WRITTEN TASK: Repeat every line exactly, keeping the pictures out of the copy.

COLLECTED MATERIAL:
----
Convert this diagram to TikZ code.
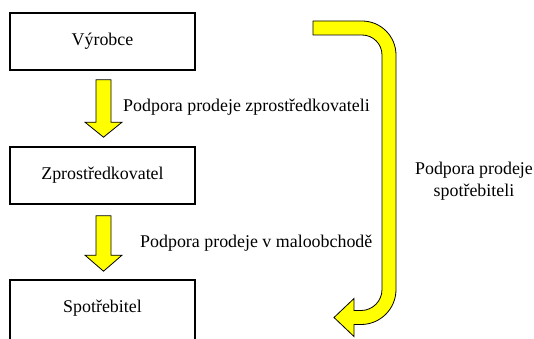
\documentclass[tikz,border=0pt]{standalone}
\usepackage{fontspec}
\setmainfont{Liberation Serif}
\newfontfamily\timesfont{Liberation Serif}
\usetikzlibrary{calc}
\definecolor{arrowyellow}{RGB}{255,255,0}
\tikzset{
  box/.style={draw=black, line width=1.6pt, minimum width=185pt, minimum height=57pt, inner sep=0pt},
  fat/.style={draw=black, line width=0.8pt, fill=arrowyellow, line join=miter},
  lbl/.style={inner sep=0pt},
}
\begin{document}
\begin{tikzpicture}[x=1pt,y=1pt,font=\timesfont\fontsize{17.9}{22}\selectfont]
\clip (0,0) rectangle (534,338);
\fill[white] (0,0) rectangle (534,338);
\node[box] (v) at (102.5,296.5) {Výrobce};
\node[box] (z) at (102.5,162.5) {Zprostředkovatel};
\node[box, minimum height=60pt] (s) at (102.5,28) {};
\node[lbl] (st) at (102.5,29.5) {Spotřebitel};
% arrow 1
\path (v.south) ++(1,-9) coordinate (a1s);
\path (z.north) ++(1,9) coordinate (a1t);
\draw[fat] ($(a1s)+(-7.5,0)$) -- ($(a1t)+(-7.5,15)$) -- ($(a1t)+(-18.5,15)$) -- (a1t)
  -- ($(a1t)+(18.5,15)$) -- ($(a1t)+(7.5,15)$) -- ($(a1s)+(7.5,0)$) -- cycle;
% arrow 2
\path (z.south) ++(1,-11) coordinate (a2s);
\path (s.north) ++(1,8) coordinate (a2t);
\draw[fat] ($(a2s)+(-7.5,0)$) -- ($(a2t)+(-7.5,16)$) -- ($(a2t)+(-18.5,16)$) -- (a2t)
  -- ($(a2t)+(18.5,16)$) -- ($(a2t)+(7.5,16)$) -- ($(a2s)+(7.5,0)$) -- cycle;
% labels
\node[lbl, anchor=west] (l1) at (123,231) {Podpora prodeje zprostředkovateli};
\node[lbl, anchor=west] (l2) at (140,95) {Podpora prodeje v maloobchodě};
\node[lbl, align=center] (l3) at (474,157) {Podpora prodeje\\spotřebiteli};
% curved arrow
\draw[fat] (313,317) -- (362,317) arc[start angle=90, end angle=0, radius=34]
  -- (396,48.5) arc[start angle=0, end angle=-90, radius=35]
  -- (354,13.5) -- (354,1.5) -- (334,20.5) -- (354,39.5) -- (354,27.5) -- (361,27.5)
  arc[start angle=-90, end angle=0, radius=21]
  -- (382,283) arc[start angle=0, end angle=90, radius=20]
  -- (313,303) -- cycle;
\end{tikzpicture}
\end{document}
----
WRITTEN SOLUTION:
Convert this diagram to TikZ code.
\documentclass[tikz,border=0pt]{standalone}
\usepackage{fontspec}
\setmainfont{Liberation Serif}
\newfontfamily\timesfont{Liberation Serif}
\usetikzlibrary{calc}
\definecolor{arrowyellow}{RGB}{255,255,0}
\tikzset{
  box/.style={draw=black, line width=1.6pt, minimum width=185pt, minimum height=57pt, inner sep=0pt},
  fat/.style={draw=black, line width=0.8pt, fill=arrowyellow, line join=miter},
  lbl/.style={inner sep=0pt},
}
\begin{document}
\begin{tikzpicture}[x=1pt,y=1pt,font=\timesfont\fontsize{17.9}{22}\selectfont]
\clip (0,0) rectangle (534,338);
\fill[white] (0,0) rectangle (534,338);
\node[box] (v) at (102.5,296.5) {Výrobce};
\node[box] (z) at (102.5,162.5) {Zprostředkovatel};
\node[box, minimum height=60pt] (s) at (102.5,28) {};
\node[lbl] (st) at (102.5,29.5) {Spotřebitel};
% arrow 1
\path (v.south) ++(1,-9) coordinate (a1s);
\path (z.north) ++(1,9) coordinate (a1t);
\draw[fat] ($(a1s)+(-7.5,0)$) -- ($(a1t)+(-7.5,15)$) -- ($(a1t)+(-18.5,15)$) -- (a1t)
  -- ($(a1t)+(18.5,15)$) -- ($(a1t)+(7.5,15)$) -- ($(a1s)+(7.5,0)$) -- cycle;
% arrow 2
\path (z.south) ++(1,-11) coordinate (a2s);
\path (s.north) ++(1,8) coordinate (a2t);
\draw[fat] ($(a2s)+(-7.5,0)$) -- ($(a2t)+(-7.5,16)$) -- ($(a2t)+(-18.5,16)$) -- (a2t)
  -- ($(a2t)+(18.5,16)$) -- ($(a2t)+(7.5,16)$) -- ($(a2s)+(7.5,0)$) -- cycle;
% labels
\node[lbl, anchor=west] (l1) at (123,231) {Podpora prodeje zprostředkovateli};
\node[lbl, anchor=west] (l2) at (140,95) {Podpora prodeje v maloobchodě};
\node[lbl, align=center] (l3) at (474,157) {Podpora prodeje\\spotřebiteli};
% curved arrow
\draw[fat] (313,317) -- (362,317) arc[start angle=90, end angle=0, radius=34]
  -- (396,48.5) arc[start angle=0, end angle=-90, radius=35]
  -- (354,13.5) -- (354,1.5) -- (334,20.5) -- (354,39.5) -- (354,27.5) -- (361,27.5)
  arc[start angle=-90, end angle=0, radius=21]
  -- (382,283) arc[start angle=0, end angle=90, radius=20]
  -- (313,303) -- cycle;
\end{tikzpicture}
\end{document}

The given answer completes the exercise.